Fortunately as of now there are no fees to access this area. The Little Mountain Summit area has a high pressure gas turbine facility very near the parking area, and slightly above about 300 yards are some other gated facilities, mainly utilities.
The parking area can be somewhat congested on weekends, in both winter and summer. Mountain biking is popular on the Great Western Trail to the north, and during winter the area is used for folks on inner tubes, sleds, ...etc.
Camping in this area could be interesting, however with Parley's Canyon and I-80 below, some may find it less than pleasant. Your probably better off reserving a campsite in nearby Big or Little Cottonwood Canyons. Reserve early on to get a site, they go quick during the summer season. Both canyons require a fee to camp in the designated campsite areas.
Elevation gain: 1261 feet. However with the extra terrain covering minor summits along the way add another 600-700 feet.
Round trip mileage: 8.5 Miles.
Approximate time needed: 5-8 hours round trip.
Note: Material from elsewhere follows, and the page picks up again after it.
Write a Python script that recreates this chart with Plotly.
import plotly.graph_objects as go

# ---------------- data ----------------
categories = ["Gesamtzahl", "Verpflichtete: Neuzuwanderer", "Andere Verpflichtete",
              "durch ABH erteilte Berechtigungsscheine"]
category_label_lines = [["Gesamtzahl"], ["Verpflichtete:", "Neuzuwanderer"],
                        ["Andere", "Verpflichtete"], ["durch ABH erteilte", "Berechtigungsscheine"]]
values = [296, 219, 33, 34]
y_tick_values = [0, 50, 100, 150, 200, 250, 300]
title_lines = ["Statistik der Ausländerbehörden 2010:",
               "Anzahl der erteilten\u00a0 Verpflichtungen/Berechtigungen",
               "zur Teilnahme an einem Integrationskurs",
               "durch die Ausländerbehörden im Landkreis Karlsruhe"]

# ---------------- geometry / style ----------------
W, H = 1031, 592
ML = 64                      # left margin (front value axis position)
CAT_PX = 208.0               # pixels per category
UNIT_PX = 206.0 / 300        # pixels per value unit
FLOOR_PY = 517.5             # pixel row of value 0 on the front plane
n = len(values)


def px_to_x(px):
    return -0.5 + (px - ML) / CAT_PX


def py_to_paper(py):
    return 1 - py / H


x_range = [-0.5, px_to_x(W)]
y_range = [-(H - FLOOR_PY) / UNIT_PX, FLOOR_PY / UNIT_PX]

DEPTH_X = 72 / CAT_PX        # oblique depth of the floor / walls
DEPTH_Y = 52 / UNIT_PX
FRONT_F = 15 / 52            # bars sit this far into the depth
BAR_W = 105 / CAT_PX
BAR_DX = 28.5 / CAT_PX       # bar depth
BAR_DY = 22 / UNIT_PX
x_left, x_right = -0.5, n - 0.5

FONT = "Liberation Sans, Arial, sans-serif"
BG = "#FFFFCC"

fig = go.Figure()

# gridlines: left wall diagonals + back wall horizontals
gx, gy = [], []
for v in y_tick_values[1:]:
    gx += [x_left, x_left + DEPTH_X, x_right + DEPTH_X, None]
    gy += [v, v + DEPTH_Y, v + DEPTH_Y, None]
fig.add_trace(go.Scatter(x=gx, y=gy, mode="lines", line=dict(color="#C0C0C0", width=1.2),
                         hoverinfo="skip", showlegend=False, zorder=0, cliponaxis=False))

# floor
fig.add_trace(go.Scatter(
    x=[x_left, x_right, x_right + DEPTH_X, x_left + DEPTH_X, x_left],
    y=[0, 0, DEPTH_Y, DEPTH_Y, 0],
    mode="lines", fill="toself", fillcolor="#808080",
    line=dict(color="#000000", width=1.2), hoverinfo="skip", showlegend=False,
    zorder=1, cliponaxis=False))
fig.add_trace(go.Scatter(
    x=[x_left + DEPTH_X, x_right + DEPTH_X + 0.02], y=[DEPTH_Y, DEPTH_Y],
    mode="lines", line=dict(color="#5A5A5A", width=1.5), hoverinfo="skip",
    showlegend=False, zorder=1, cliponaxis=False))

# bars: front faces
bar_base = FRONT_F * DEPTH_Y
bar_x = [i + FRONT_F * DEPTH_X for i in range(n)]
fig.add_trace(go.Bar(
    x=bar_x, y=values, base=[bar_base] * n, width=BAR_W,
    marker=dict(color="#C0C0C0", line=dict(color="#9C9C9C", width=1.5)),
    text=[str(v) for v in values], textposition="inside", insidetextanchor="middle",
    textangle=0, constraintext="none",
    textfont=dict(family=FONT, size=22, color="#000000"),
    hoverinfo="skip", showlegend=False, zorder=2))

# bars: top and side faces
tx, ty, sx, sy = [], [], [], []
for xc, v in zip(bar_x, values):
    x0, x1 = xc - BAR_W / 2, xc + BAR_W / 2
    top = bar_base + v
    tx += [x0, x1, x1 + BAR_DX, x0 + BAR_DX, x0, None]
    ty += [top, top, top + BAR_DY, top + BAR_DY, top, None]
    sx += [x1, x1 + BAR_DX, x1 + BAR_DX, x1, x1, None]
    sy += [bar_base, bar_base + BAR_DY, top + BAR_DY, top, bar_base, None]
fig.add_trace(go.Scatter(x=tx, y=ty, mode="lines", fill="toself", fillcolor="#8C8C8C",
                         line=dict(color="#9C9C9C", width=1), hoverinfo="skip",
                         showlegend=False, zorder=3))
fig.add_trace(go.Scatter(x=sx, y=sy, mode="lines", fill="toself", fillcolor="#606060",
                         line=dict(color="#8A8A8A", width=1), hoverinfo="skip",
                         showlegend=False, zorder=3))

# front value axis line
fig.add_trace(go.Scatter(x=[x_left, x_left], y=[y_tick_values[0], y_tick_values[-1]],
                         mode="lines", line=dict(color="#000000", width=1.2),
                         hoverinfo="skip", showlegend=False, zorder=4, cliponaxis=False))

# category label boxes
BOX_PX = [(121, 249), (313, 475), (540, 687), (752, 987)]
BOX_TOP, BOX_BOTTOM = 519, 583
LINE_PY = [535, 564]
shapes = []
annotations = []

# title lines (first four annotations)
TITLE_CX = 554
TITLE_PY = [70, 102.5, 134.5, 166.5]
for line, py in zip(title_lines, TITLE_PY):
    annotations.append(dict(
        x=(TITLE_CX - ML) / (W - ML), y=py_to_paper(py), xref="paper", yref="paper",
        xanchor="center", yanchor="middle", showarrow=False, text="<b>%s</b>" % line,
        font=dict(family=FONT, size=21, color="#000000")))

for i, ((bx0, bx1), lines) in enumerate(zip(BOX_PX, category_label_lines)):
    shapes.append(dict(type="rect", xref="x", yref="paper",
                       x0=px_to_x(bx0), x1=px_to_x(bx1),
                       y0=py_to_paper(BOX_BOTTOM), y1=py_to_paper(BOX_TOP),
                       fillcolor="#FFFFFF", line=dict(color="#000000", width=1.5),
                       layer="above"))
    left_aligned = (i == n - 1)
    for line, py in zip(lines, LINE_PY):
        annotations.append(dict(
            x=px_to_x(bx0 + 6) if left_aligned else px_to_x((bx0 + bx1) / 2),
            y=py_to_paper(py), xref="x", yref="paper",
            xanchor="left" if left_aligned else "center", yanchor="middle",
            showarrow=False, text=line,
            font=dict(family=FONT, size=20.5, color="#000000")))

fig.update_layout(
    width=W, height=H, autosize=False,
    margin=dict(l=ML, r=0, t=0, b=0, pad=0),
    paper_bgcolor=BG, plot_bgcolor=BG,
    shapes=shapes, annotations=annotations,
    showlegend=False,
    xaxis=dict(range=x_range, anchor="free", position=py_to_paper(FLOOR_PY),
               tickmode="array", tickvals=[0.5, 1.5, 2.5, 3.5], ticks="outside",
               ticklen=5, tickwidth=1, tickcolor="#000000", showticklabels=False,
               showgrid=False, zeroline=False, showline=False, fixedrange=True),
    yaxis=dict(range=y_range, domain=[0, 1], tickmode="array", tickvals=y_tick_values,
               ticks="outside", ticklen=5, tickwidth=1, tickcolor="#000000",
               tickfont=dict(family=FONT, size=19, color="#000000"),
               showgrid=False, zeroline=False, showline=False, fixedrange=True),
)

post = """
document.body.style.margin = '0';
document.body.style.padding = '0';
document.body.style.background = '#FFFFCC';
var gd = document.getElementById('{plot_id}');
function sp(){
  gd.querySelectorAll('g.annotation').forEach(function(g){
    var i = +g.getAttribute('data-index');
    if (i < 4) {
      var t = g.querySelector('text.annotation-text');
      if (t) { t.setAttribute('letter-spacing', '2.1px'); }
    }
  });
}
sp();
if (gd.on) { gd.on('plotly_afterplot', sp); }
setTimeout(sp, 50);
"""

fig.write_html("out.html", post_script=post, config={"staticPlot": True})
Start from the parking area, passing the gate up a maintenance road, which turns west. After about .25 of a mile, and passing most of the utility installations, follow an old jeep track which continues along the ridge crest for about two miles. You'll encounter several small hills going through this section. After approximately two miles, the jeep track disappears. Follow prominent game trails on the crest, which provides a decent alternative to bushwacking. After .25 miles you'll arrive at the base of the peak. Make you way up to the top of the sub-peak, which is about 500 vertical feet. The top of this sub-peak is covered with juniper trees. About 300 yards to the west is the summit of Dale Peak. The route continuing to Perkins Peak is explained below.
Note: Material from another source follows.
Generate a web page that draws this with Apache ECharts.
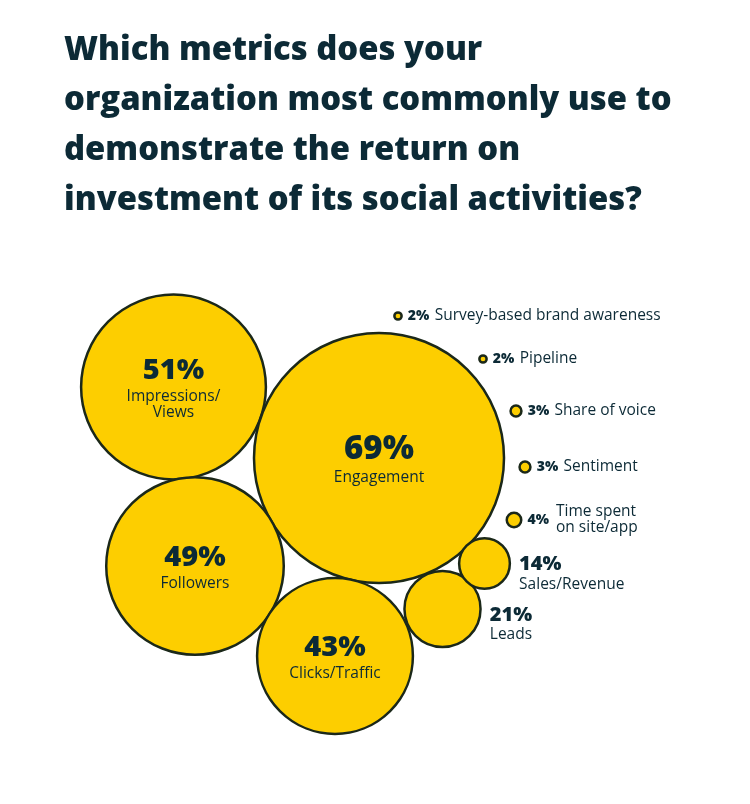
<!DOCTYPE html>
<html><head><meta charset="utf-8">
<script src="https://cdn.jsdelivr.net/npm/echarts@6/dist/echarts.min.js"></script>
<style>html,body{margin:0;padding:0;background:#fff}#c{width:750px;height:804px}</style>
</head><body><div id="c"></div>
<script>
// ---- data ----
const categories = ['Impressions/\nViews','Engagement','Followers','Clicks/Traffic','Leads','Sales/Revenue','Time spent\non site/app','Sentiment','Share of voice','Pipeline','Survey-based brand awareness'];
const values = [51,69,49,43,21,14,4,3,3,2,2];
// ---- bubble layout (centre positions in layout units) ----
const layoutX = [173.5,379,195,335,442.5,484.5,514,525,516,483,398];
const layoutY = [387,458,566,656,609,563.5,520,467,411,359,316];

const TXT = '#0c2a36';
const FILL = '#FDCE00';
const EDGE = '#1b2819';
const NUMFONT = '"Open Sans", sans-serif';
const RADIUS_PER_PCT = 125/69;

function labelFor(v, name){
  if (v >= 40) {
    return {
      show:true, position:'inside',
      formatter: (v>=60?'{pl|':'{p|') + v + '%}\n{n|' + name + '}',
      rich:{
        p:{fontFamily:NUMFONT,fontWeight:800,fontSize:29,color:TXT,lineHeight:36,align:'center'},
        pl:{fontFamily:NUMFONT,fontWeight:800,fontSize:33,color:TXT,lineHeight:40,align:'center'},
        n:{fontFamily:'"Open Sans", sans-serif',fontWeight:500,fontSize:15.5,color:TXT,lineHeight:16,align:'center'}
      }
    };
  }
  if (v >= 10) {
    const r = v*RADIUS_PER_PCT;
    return {
      show:true, position:'right', distance:8, offset:[0, Math.round(r*0.4)],
      formatter: '{p|' + v + '%}\n{n|' + name + '}',
      rich:{
        p:{fontFamily:NUMFONT,fontWeight:800,fontSize:20,color:TXT,lineHeight:22,align:'left'},
        n:{fontFamily:'"Open Sans", sans-serif',fontWeight:500,fontSize:15.5,color:TXT,lineHeight:18,align:'left'}
      }
    };
  }
  const multi = name.indexOf('\n') >= 0;
  return {
    show:true, position:'right', distance:5,
    formatter: multi ? '{b|' + v + '%}' : '{b|' + v + '%} {n|' + name + '}',
    rich:{
      b:{fontFamily:NUMFONT,fontWeight:800,fontSize:14,color:TXT,padding:[0,2,0,0]},
      n:{fontFamily:'"Open Sans", sans-serif',fontWeight:500,fontSize:15.5,color:TXT}
    }
  };
}

const bubbleData = values.map((v,i)=>({
  name: categories[i],
  value:[layoutX[i], layoutY[i], v],
  symbolSize: 2*v*RADIUS_PER_PCT,
  label: labelFor(v, categories[i])
}));

// names for small items whose name spans two lines
const noteData = [];
values.forEach((v,i)=>{
  if (v < 10 && categories[i].indexOf('\n')>=0) {
    noteData.push({name:categories[i], value:[layoutX[i], layoutY[i], v]});
  }
});

const chart = echarts.init(document.getElementById('c'), null, {renderer:'canvas'});
chart.setOption({
  backgroundColor:'#fff',
  animation:false,
  title:{
    text:'Which metrics does your\norganization most commonly use to\ndemonstrate the return on\ninvestment of its social activities?',
    left:59, top:21,
    textStyle:{fontFamily:'"Open Sans", sans-serif',fontWeight:800,fontSize:32.8,lineHeight:50,color:TXT}
  },
  grid:{left:0,right:0,top:0,bottom:0},
  xAxis:{type:'value',min:0,max:750,show:false},
  yAxis:{type:'value',min:0,max:804,inverse:true,show:false},
  series:[
    {
      type:'scatter',
      data:bubbleData,
      symbol:'circle',
      itemStyle:{color:FILL,borderColor:EDGE,borderWidth:2.5,opacity:1},
      emphasis:{disabled:true},
      z:2
    },
    {
      type:'scatter',
      data:noteData,
      symbol:'circle',
      symbolSize:2,
      itemStyle:{color:'rgba(0,0,0,0)',borderWidth:0,opacity:1},
      label:{show:true,position:'right',distance:41,formatter:p=>p.name,opacity:1,
        fontFamily:'"Open Sans", sans-serif',fontWeight:500,fontSize:15.5,lineHeight:16,color:TXT},
      emphasis:{disabled:true},
      z:3
    }
  ]
});
</script></body></html>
The route to Perkins Peak starts where Dale Peak's route is in place. Perkins Peak is 1.5 miles further west along the Emigration Ridge, and 115 feet higher than Dale Peak. There are no special difficulties along the way than some sporadic bushwacking, primarily about .3 miles east of the summit of Perkins. The route ranges from class 1-2. Plan on ski's or snowshoes in winter, there is no special avalanche danger in the area unless you get off route.
Keep your eyes peeled for deer and elk, they are everywhere along the Emigration ridge!
GPS Information. When I set up this page I relied on my GPS, and USGS topo software. Both these units record the summit of Perkins Peak at 40.44547 N, 111.46387 W. However, when trying to get the peaks to jive up with the map provided by SP, the peaks were way off. The coordinates on the page, 40.74485 N, 111.76366 put the tag directly over the summit on the SP map. Please use your own discretion with these GPS readings if using them to venture out to the peak.
The weather for Perkins Peak corresponds with that of Salt Lake City.